Starting with the first line of the data below, copy each line up to and including the one containing "ax.set_facecolor(bg)". Pictures stay out.

start Information provided

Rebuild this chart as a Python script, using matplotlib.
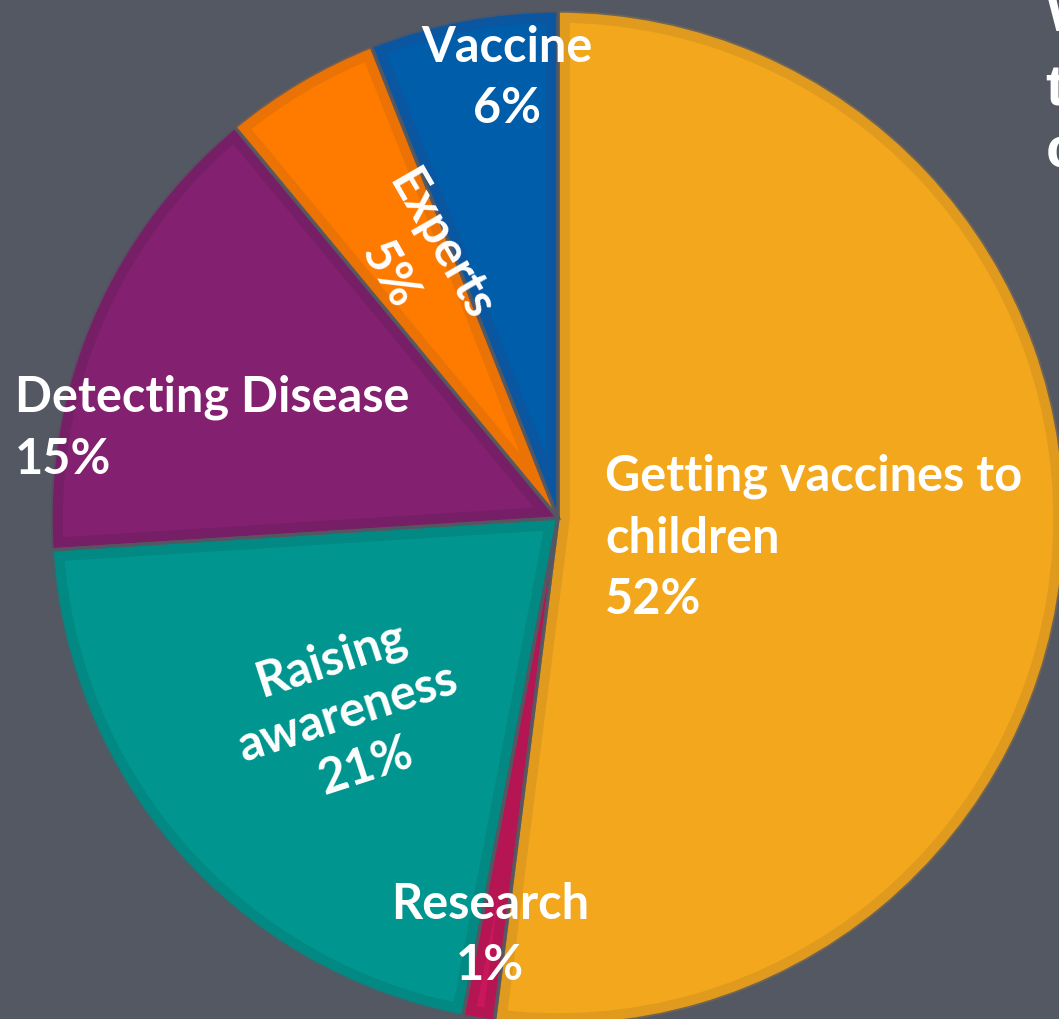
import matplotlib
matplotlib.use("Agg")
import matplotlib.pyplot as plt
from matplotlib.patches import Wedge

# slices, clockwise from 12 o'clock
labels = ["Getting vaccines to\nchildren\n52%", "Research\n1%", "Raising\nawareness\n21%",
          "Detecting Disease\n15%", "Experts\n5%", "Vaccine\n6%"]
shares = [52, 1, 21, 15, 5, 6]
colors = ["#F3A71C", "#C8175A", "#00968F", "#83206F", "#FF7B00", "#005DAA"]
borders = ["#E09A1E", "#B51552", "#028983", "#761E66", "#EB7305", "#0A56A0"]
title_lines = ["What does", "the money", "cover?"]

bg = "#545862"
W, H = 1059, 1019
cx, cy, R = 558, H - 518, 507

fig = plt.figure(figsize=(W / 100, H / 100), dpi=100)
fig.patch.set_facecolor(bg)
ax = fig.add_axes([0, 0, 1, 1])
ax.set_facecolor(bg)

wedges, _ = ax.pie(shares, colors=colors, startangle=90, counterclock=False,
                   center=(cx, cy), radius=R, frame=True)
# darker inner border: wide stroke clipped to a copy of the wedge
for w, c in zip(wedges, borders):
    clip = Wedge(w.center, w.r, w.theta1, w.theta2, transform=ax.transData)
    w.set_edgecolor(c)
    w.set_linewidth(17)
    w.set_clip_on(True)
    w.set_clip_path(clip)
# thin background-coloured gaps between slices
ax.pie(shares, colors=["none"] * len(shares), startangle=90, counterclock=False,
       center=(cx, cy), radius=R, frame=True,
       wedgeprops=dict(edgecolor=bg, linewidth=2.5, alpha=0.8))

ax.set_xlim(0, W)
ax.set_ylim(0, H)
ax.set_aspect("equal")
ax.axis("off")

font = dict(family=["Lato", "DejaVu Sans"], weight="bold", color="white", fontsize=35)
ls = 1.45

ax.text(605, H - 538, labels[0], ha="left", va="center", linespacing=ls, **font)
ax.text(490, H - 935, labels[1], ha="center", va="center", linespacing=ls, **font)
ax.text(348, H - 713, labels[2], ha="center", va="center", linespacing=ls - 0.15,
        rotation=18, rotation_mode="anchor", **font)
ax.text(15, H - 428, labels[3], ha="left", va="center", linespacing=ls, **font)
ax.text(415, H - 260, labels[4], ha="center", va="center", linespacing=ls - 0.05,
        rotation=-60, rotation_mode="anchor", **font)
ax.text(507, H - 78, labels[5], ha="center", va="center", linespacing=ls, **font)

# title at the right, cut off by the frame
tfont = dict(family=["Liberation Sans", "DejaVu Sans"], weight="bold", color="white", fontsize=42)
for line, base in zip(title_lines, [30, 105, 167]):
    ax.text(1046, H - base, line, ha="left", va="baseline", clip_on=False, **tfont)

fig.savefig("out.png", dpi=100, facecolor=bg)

end Information provided

Complete response:
Rebuild this chart as a Python script, using matplotlib.
import matplotlib
matplotlib.use("Agg")
import matplotlib.pyplot as plt
from matplotlib.patches import Wedge

# slices, clockwise from 12 o'clock
labels = ["Getting vaccines to\nchildren\n52%", "Research\n1%", "Raising\nawareness\n21%",
          "Detecting Disease\n15%", "Experts\n5%", "Vaccine\n6%"]
shares = [52, 1, 21, 15, 5, 6]
colors = ["#F3A71C", "#C8175A", "#00968F", "#83206F", "#FF7B00", "#005DAA"]
borders = ["#E09A1E", "#B51552", "#028983", "#761E66", "#EB7305", "#0A56A0"]
title_lines = ["What does", "the money", "cover?"]

bg = "#545862"
W, H = 1059, 1019
cx, cy, R = 558, H - 518, 507

fig = plt.figure(figsize=(W / 100, H / 100), dpi=100)
fig.patch.set_facecolor(bg)
ax = fig.add_axes([0, 0, 1, 1])
ax.set_facecolor(bg)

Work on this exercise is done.